A New AP Course Advances the Teaching of Race in American History (While the Right Seeks to Restrict It)
Even as conservatives push statewide bans on the teaching of critical race theory or lessons on racism and other topics that might cause general discomfort to White students, the College Board is launching a very different sort of initiative. This fall, the organization is piloting a new AP course in African American studies in 60 U.S. high schools. The course, which was designed with input from K-12 teachers and professors across the country, will address African American life, culture and history.
These seemingly contradictory impulses in our education landscape are the result of a nation divided about what students should learn and what teachers should teach. On one side, conservative activists seek to stifle academic freedom by quelling curriculums that expose U.S. fault lines. On the other hand, social justice educators embrace a much more robust and full understanding of the United States, one that is rooted in the African American quest to show the centrality of Black Americans to U.S. life and history.
And this is nothing new. The nation’s public schools have long been caught in a tug of war over whether they should be used to conserve or disrupt existing social arrangements. Alternate efforts to constrict and expand academic freedom in the nation’s schools have been central to how politicians, educators and activists have tried to encourage social change or resist it.
With the onset of Jim Crow following the Supreme Court’s 1896 decision in Plessy v. Ferguson that allowed for “separate but equal” public accommodations, African Americans did all they could to educate themselves despite state-sanctioned racism. As they contributed their time, talent and treasures to developing schools, they also created new curriculums that countered the continued belief in the inferiority of Black people and any thoughts of them as passive individuals. From early on, African American educators, leaders and community members saw academic freedom and the broadening of the curriculum as a primary force in the fight for social justice.
By the early 20th century, White schools began using textbooks that attempted to create a unified, graded curriculum, while telling a story of American history and culture centered on the heroic supremacy of White men.

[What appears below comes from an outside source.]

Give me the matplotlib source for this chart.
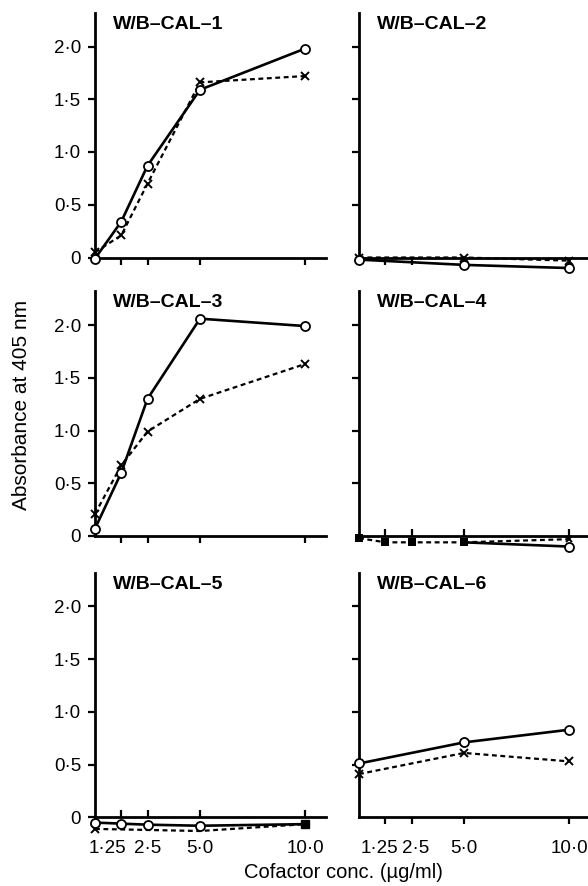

But African American educators immediately pushed back against this curriculum. In 1915, Carter G. Woodson — the son of former enslaved people who completed his PhD in 1912 at Harvard while teaching in Washington, D.C. — began the Association for the Study of Negro Life and History. Later, Woodson created what would become Black History Month in an attempt to upend the white supremacist narratives infiltrating American schools. He also understood that academic freedom could be a powerful tool for confronting the central problem in U.S. schools, what historian Jarvis Givens has described as “the condemnation of Black life in school curriculum and ideology.” Such latitude would empower Black teachers to correct the biases and falsehoods in these new textbooks.